ISLAMORADA -- A unanimous Village Council last week approved an operating agreement for Upper Matecumbe Key's Southwinds Park property and passed a resolution expressing opposition to a property tax amendment on the Nov. 6 ballot.
"The overwhelming support we have received thus far without even having a project has been very humbling, and after we get started we think it's going to snowball," J.C. Mikula, chairman of The Islamorada Foundation, said moments before the council finalized the Southwinds operating agreement on Sept. 27.
Under the five-year deal, the foundation assumes management responsibilities of the 1.1-acre property, located at mile marker 82.1, between the Overseas Highway and the Old Highway.
Notably, the foundation will be tasked with maintaining and developing the site, which the village acquired in a grant from the state in 2005. The agreement also includes options for up to five extensions of five years each.
Turning over the maintenance responsibilities will save the village approximately $10,000 per year in cost and staff time, Parks Director John Sutter said at the Sept. 27 meeting.
The operating agreement still needs official approval from the state. But assuming it goes through, The Islamorada Foundation plans to get to work quickly, Mikula said. First up will be landscaping work and a drinking fountain, with visible improvements expected before Thanksgiving.
Priorities for 2013 include slides and a swing set, as well as park signs, including interpretative markers with information on local flora.
A walking path, benches, parking and a pavilion are also planned for the site.
So far, the park centerpiece has not been decided upon. But Mikula said it will pay homage to local fishermen.
Work on the entire park will be undertaken as funding becomes available, he added.
Also last week, council members took a united stand against Amendment 4 on the Nov. 6 election ballot.
The amendment to the Florida Constitution would make three major changes to state property tax law.
First, it would reduce the maximum allowable increase on the taxable valuable of a non-homesteaded property from 10 percent in a given year to 5 percent.
Second, it would prevent appraiser's offices from increasing the taxable value of a property during a year when market prices decline, unless the property had been improved over the course of that year. The move would halt what is called "recapture," the process in which a homesteaded property that has enjoyed a 3 percent annual cap on the increase in its taxable value during a boom catches up to the market during a bust cycle.
And third, for those who haven't owned a home in at least three years, it would provide a homestead exemption on 50 percent of the new home's value, up to the median home price in the property's county. Currently, new homebuyers get the same $50,000 homestead exemption for which other primary homebuyers are eligible. The additional exemption would gradually phase out beginning the sixth year after the property is purchased.
Supporters of Amendment 4 say it will grow Florida's economy. A study conducted by the conservative think tank Florida TaxWatch, for example, found that the amendment would lead to approximately 350,000 more home sales over 10 years, create 19,500 jobs over the same timeframe and increase personal wealth by $5.3 billion.
But opponents, including municipalities, say it will gut budgets, leading either to a reduction in government services or a higher tax burden on full-time residents.

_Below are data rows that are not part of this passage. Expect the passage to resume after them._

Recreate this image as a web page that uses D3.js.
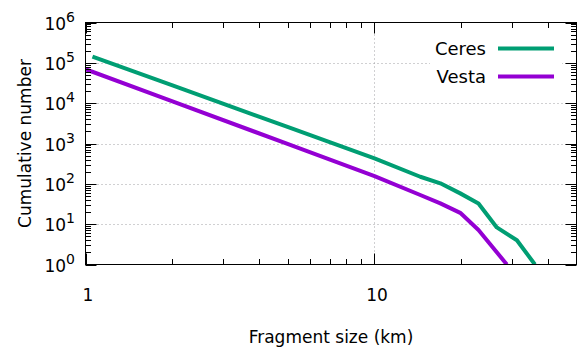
<!DOCTYPE html>
<html>
<head>
<meta charset="utf-8">
<script src="https://cdn.jsdelivr.net/npm/d3@7"></script>
<style>
  html, body { margin: 0; padding: 0; background: #fff; }
  svg { display: block; }
  text { font-family: "DejaVu Sans", sans-serif; fill: #000; }
</style>
</head>
<body>
<svg id="chart" width="577" height="347"></svg>
<script>
// ---- data ----
const seriesNames = ["Ceres", "Vesta"];
const ceresSize  = [1.057, 2, 5, 10, 14.4, 16.9, 19.8, 22.9, 26.5, 31.1, 35.9];
const ceresCount = [142000, 27600, 2580, 429, 150, 103, 58, 32.7, 8.3, 4.0, 1.0];
const vestaSize  = [1, 2, 5, 10, 14.4, 16.9, 19.8, 22.9, 28.7];
const vestaCount = [69500, 11100, 977, 156, 52.9, 32.7, 19.1, 7.2, 1.0];
const xMajorTicks = [1, 10];
const xMinorTicks = [2, 3, 4, 5, 6, 7, 8, 9, 20, 30, 40];
const yExponents = [0, 1, 2, 3, 4, 5, 6];
const xDomain = [1, 50];
const yDomain = [1, 1e6];

const colors = { Ceres: "#009e73", Vesta: "#9400d3" };

(function () {
const svg = d3.select("#chart");
const pL = 85.5, pR = 576.5, pT = 22.5, pB = 264.5;

const x = d3.scaleLog().domain(xDomain).range([pL, pR]);
const y = d3.scaleLog().domain(yDomain).range([pB, pT]);

// clip
svg.append("defs").append("clipPath").attr("id", "clip")
  .append("rect").attr("x", pL).attr("y", pT)
  .attr("width", pR - pL).attr("height", pB - pT);

// grid
const grid = svg.append("g").attr("stroke", "#a0a0a4").attr("stroke-width", 1)
  .attr("stroke-dasharray", "1,3");
yExponents.slice(1, -1).forEach(e => {
  const yy = Math.round(y(Math.pow(10, e))) + 0.5;
  grid.append("line").attr("x1", pL).attr("x2", pR).attr("y1", yy).attr("y2", yy);
});
xMajorTicks.slice(1).forEach(v => {
  const xx = Math.round(x(v)) + 0.5;
  grid.append("line").attr("x1", xx).attr("x2", xx).attr("y1", pT).attr("y2", pB);
});

// lines
const line = d3.line().x(d => x(d[0])).y(d => y(d[1]));
const ceres = ceresSize.map((s, i) => [s, ceresCount[i]]);
const vesta = vestaSize.map((s, i) => [s, vestaCount[i]]);
const plot = svg.append("g").attr("clip-path", "url(#clip)");
plot.append("path").datum(ceres).attr("d", line).attr("fill", "none")
  .attr("stroke", colors.Ceres).attr("stroke-width", 4).attr("stroke-linejoin", "round");
plot.append("path").datum(vesta).attr("d", line).attr("fill", "none")
  .attr("stroke", colors.Vesta).attr("stroke-width", 4).attr("stroke-linejoin", "round");

// legend (opaque box)
svg.append("rect").attr("x", 430).attr("y", 34).attr("width", 132).attr("height", 58).attr("fill", "#fff");
const legY = [48.5, 76.5];
seriesNames.forEach((n, i) => {
  svg.append("text").attr("x", 486).attr("y", legY[i] + 6.5).attr("text-anchor", "end")
    .attr("font-size", 18).text(n);
  svg.append("line").attr("x1", 498).attr("x2", 554).attr("y1", legY[i]).attr("y2", legY[i])
    .attr("stroke", colors[n]).attr("stroke-width", 4);
});

// ticks
const ticks = svg.append("g").attr("stroke", "#000").attr("stroke-width", 1);
const majorLen = 11, minorLen = 5.5;
function xt(v, len) {
  const xx = Math.round(x(v)) + 0.5;
  ticks.append("line").attr("x1", xx).attr("x2", xx).attr("y1", pB).attr("y2", pB - len);
  ticks.append("line").attr("x1", xx).attr("x2", xx).attr("y1", pT).attr("y2", pT + len);
}
xMajorTicks.forEach(v => xt(v, majorLen));
xMinorTicks.forEach(v => xt(v, minorLen));
function yt(v, len) {
  const yy = Math.round(y(v)) + 0.5;
  ticks.append("line").attr("x1", pL).attr("x2", pL + len).attr("y1", yy).attr("y2", yy);
  ticks.append("line").attr("x1", pR).attr("x2", pR - len).attr("y1", yy).attr("y2", yy);
}
yExponents.forEach(e => {
  yt(Math.pow(10, e), majorLen);
  if (e < yExponents[yExponents.length - 1]) {
    for (let m = 2; m <= 9; m++) yt(m * Math.pow(10, e), minorLen);
  }
});

// border
svg.append("rect").attr("x", pL).attr("y", pT).attr("width", pR - pL).attr("height", pB - pT)
  .attr("fill", "none").attr("stroke", "#000").attr("stroke-width", 1);

// x tick labels
xMajorTicks.forEach(v => {
  svg.append("text").attr("x", x(v) + 2.5).attr("y", 301).attr("text-anchor", "middle")
    .attr("font-size", 17).text(String(v));
});

// y tick labels
yExponents.forEach(e => {
  const t = svg.append("text").attr("x", 75).attr("y", y(Math.pow(10, e)) + 7)
    .attr("text-anchor", "end").attr("font-size", 17);
  t.append("tspan").text("10");
  t.append("tspan").attr("dy", -8).attr("font-size", 14).text(String(e));
});

// axis titles
svg.append("text").attr("x", (pL + pR) / 2).attr("y", 343).attr("text-anchor", "middle")
  .attr("font-size", 17).text("Fragment size (km)");
svg.append("text").attr("transform", `translate(31,${(pT + pB) / 2}) rotate(-90)`)
  .attr("text-anchor", "middle").attr("font-size", 17).text("Cumulative number");
})();
</script>
</body>
</html>
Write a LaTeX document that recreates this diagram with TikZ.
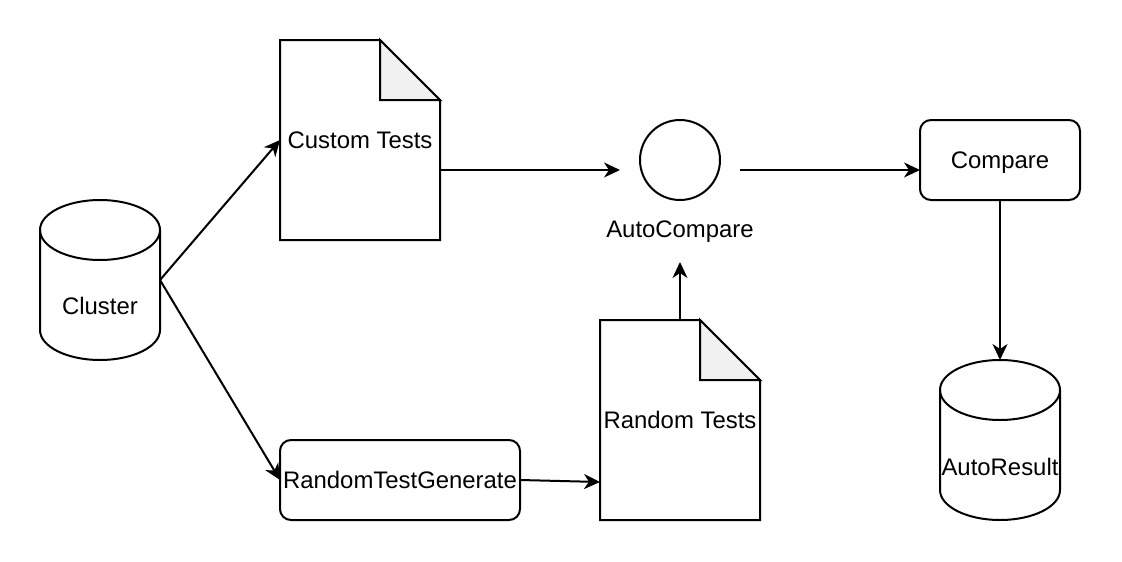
\documentclass[tikz,border=0pt]{standalone}
\usepackage{fontspec}
\setmainfont{Liberation Sans}
\usetikzlibrary{arrows.meta}
\definecolor{foldgray}{HTML}{F1F1F1}
\newcommand\drawcyl[1]{%
  \draw[outline,fill=white] ([yshift=-30pt]#1.north west) -- ([yshift=30pt]#1.south west)
    arc[start angle=180,end angle=360,x radius=60pt,y radius=30pt]
    -- ([yshift=-30pt]#1.north east)
    arc[start angle=0,end angle=180,x radius=60pt,y radius=30pt] -- cycle;
  \draw[outline] ([yshift=-30pt]#1.north west)
    arc[start angle=180,end angle=360,x radius=60pt,y radius=30pt];}
\newcommand\drawdoc[1]{%
  \draw[outline,fill=white] (#1.north west) -- ([xshift=100pt]#1.north west)
    -- ([yshift=-60pt]#1.north east) -- (#1.south east) -- (#1.south west) -- cycle;
  \draw[outline,fill=foldgray] ([xshift=100pt]#1.north west)
    -- ([xshift=100pt,yshift=-60pt]#1.north west) -- ([yshift=-60pt]#1.north east) -- cycle;}
\begin{document}
\begin{tikzpicture}[x=1pt,y=-1pt,
  outline/.style={draw=black,line width=2pt,line join=miter},
  holder/.style={draw=none,inner sep=0pt,outer sep=0pt},
  cylbox/.style={holder,minimum width=120pt,minimum height=160pt},
  docbox/.style={holder,minimum width=160pt,minimum height=200pt},
  roundbox/.style={outline,inner sep=0pt,outer sep=0pt,rounded corners=11pt,minimum height=80pt},
  txt/.style={inner sep=0pt,anchor=base,font=\fontsize{23.9}{28}\selectfont},
  arr/.style={draw=black,line width=2pt,-{Stealth[length=16pt,width=15pt,inset=5pt]}}]
\useasboundingbox (0,0) rectangle (1122,562);
\fill[white] (0,0) rectangle (1122,562);
% shapes
\node[cylbox] (cluster) at (100,280) {};
\drawcyl{cluster}
\node[docbox] (custom) at (360,140) {};
\drawdoc{custom}
\node[circle,outline,minimum size=80pt,inner sep=0pt,outer sep=0pt] (acc) at (680,160) {};
\node[holder,minimum width=120pt,minimum height=100pt] (ac) at (680,170) {};
\node[roundbox,minimum width=160pt] (compare) at (1000,160) {};
\node[cylbox] (ar) at (1000,440) {};
\drawcyl{ar}
\node[roundbox,minimum width=240pt] (rtg) at (400,480) {};
\node[docbox] (rt) at (680,420) {};
\drawdoc{rt}
\coordinate (acin) at (680,262);
% texts
\node[txt] (tcluster) at (100,314) {Cluster};
\node[txt] (tcustom) at (360,148) {Custom Tests};
\node[txt] (tac) at (680,237) {AutoCompare};
\node[txt] (tcompare) at (1000,168) {Compare};
\node[txt] (tar) at (1000,475) {AutoResult};
\node[txt] (trtg) at (400,488) {RandomTestGenerate};
\node[txt] (trt) at (680,428) {Random Tests};
% connectors
\draw[arr] (cluster.east) -- (custom.west);
\draw[arr] (cluster.east) -- (rtg.west);
\draw[arr] ([yshift=-30pt]custom.east) -- (ac.west);
\draw[arr] (ac.east) -- ([yshift=-10pt]compare.west);
\draw[arr] (compare.south) -- (ar.north);
\draw[arr] (rtg.east) -- ([yshift=-62pt]rt.west);
\draw[arr] (rt.north) -- (acin);
\end{tikzpicture}
\end{document}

An analysis by the liberal Center on Budget and Policy Priorities concluded that at present tax rates, Amendment 4 would cost local governments $1 billion over three years, with much of that money being saved by out-of-state second homeowners.
Council members sounded off on the amendment before passing the resolution in opposition to it last week.
"This is more than dangerous," Councilman Dave Purdo said. "This thing's really explosive and it can hurt everyone from the wealthy to the poor."